Sustenta o recorrente, em síntese, buscar a desindexação de seu nome a resultados de pesquisa relacionado a investigação conhecida como “(…)”, o que aduz não se confundir com o direito ao esquecimento ou da remoção no conteúdo. Pugna, nesse contexto, seja o presente recurso provido para a reforma da r. sentença.

Tentativa de conciliação prejudicada conforme termo de fl. 348.

Recurso tempestivo, preparado e contra-arrazoado.

FUNDAMENTAÇÃO

O recurso não comporta provimento.

Primeiramente, não subsiste a preliminar de falta de dialeticidade recursal, porque o recurso da parte autora observa os requisitos formais, tendo explicitado o que forma o inconformismo diante do que decidido na r. sentença recorrida.

Instalado nesta demanda um conflito entre direitos fundamentais: de um lado, em favor do autor, o direito à proteção de sua dignidade; doutro, o direito de informação. 

Em face desse tipo de conflito, só há um meio racional para o solucionar, o que passa necessariamente pela aplicação do princípio constitucional da proporcionalidade. 

Importante observar que não se pode harmonizar as posições em conflito. 

Destarte, analisando as circunstâncias do caso em concreto, amparada em jurisprudência emanada de tribunais de superposição, deve prevalecer o direito à informação, que não poderia, salvo razão excepcional, ser contrastado pelo direito à dignidade daquele cujo nome figura em informações que constam em banco de dados disponíveis na “Internet”, informações que, em tese, são de interesse público e que justificariam ali se mantenham disponíveis para consulta, porque suprimi-las genericamente, sem uma razão especial, seria implementar uma espécie de “direito ao esquecimento”, como equivocadamente se tem denominado esse tipo de situação, quando se trata, em verdade, da proteção ao direito à dignidade humana e do que está enfeixado em seu conteúdo, quando há razão que isso o justifique. 

Tudo para dizer que, conquanto se deva reconhecer o direito subjetivo de matriz constitucional em favor do autor, também se deve reconhecer o direito à liberdade de informação das rés, havendo, pois, um conflito entre posições jurídicas, em face do qual deve prevalecer o interesse materializado em tornar disponíveis ao público informações que, em tese, devem ser públicas, no sentido de que os fatos subjacentes seriam de interesse da coletividade em geral.

Ou seja, ponderando os interesses em conflito, ponderação que permite aferir quais as possibilidades jurídicas que cada direito subjetivo fundamental comporta, é de se concluir que a r. sentença, deve ser mantida.

Com efeito, há que se considerar que o que pretende o autor é a modificação da realidade, ou melhor, a sua obnubilação, na medida em que pretende que surja uma outra realidade, a dizer, uma ficção, em que a história se modifica como em um passe de mágica, deixando de existir o que efetivamente existiu, que foi a sua participação direta em processo-crime de grande repercussão.

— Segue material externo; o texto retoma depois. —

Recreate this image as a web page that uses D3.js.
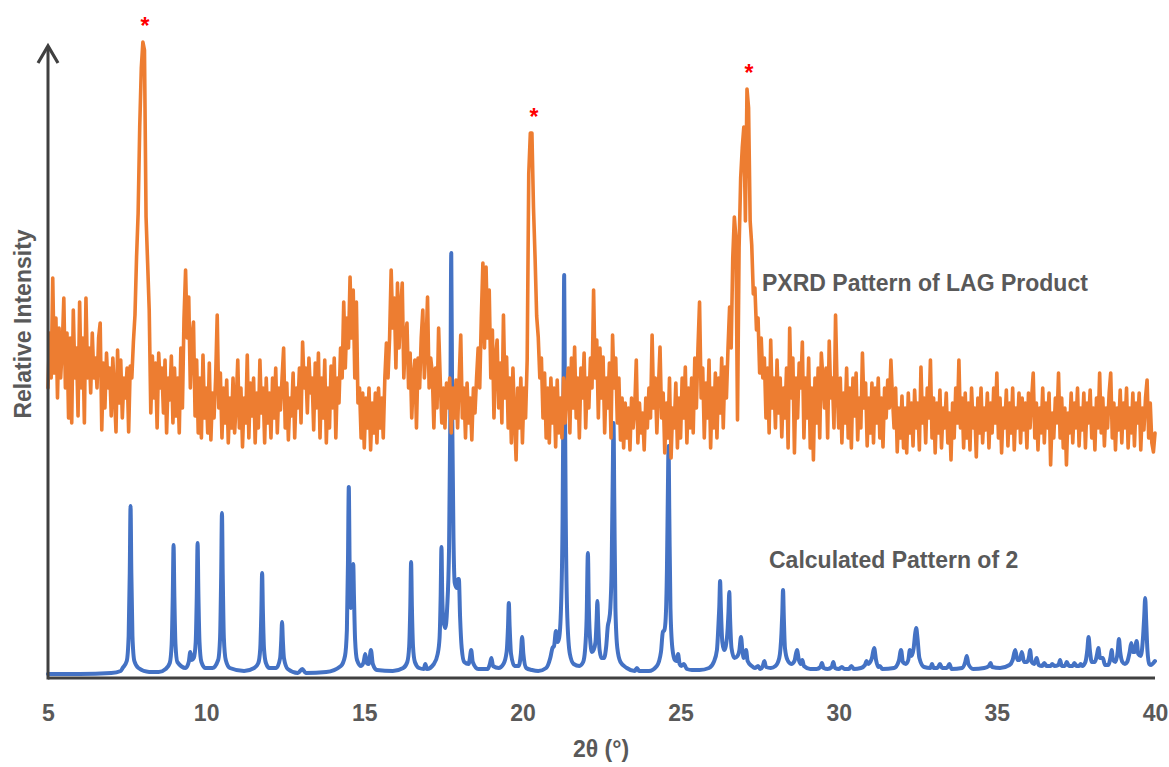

Suprimir seu nome das pesquisas acerca daquele episódio é destruir a realidade, e com isso a memória coletiva, em cujo seio está um importante predicado da proteção à Democracia e ao Estado de Direito, visto que se deve proteger a liberdade de informação em sua integralidade, sem o que, aliás, não há liberdade em sua essência.  

Por meu voto, nega-se provimento a este recurso de apelação, mantida a r. sentença.

Quanto aos encargos de sucumbência, mantenho o que a r. sentença estabeleceu a respeito, cuidando aplicar o disposto no § 11 do art. 85 do CPC/2015, para majoração dos honorários do patrono do apelado, de 10% a 11% sobre o valor atualizado da causa.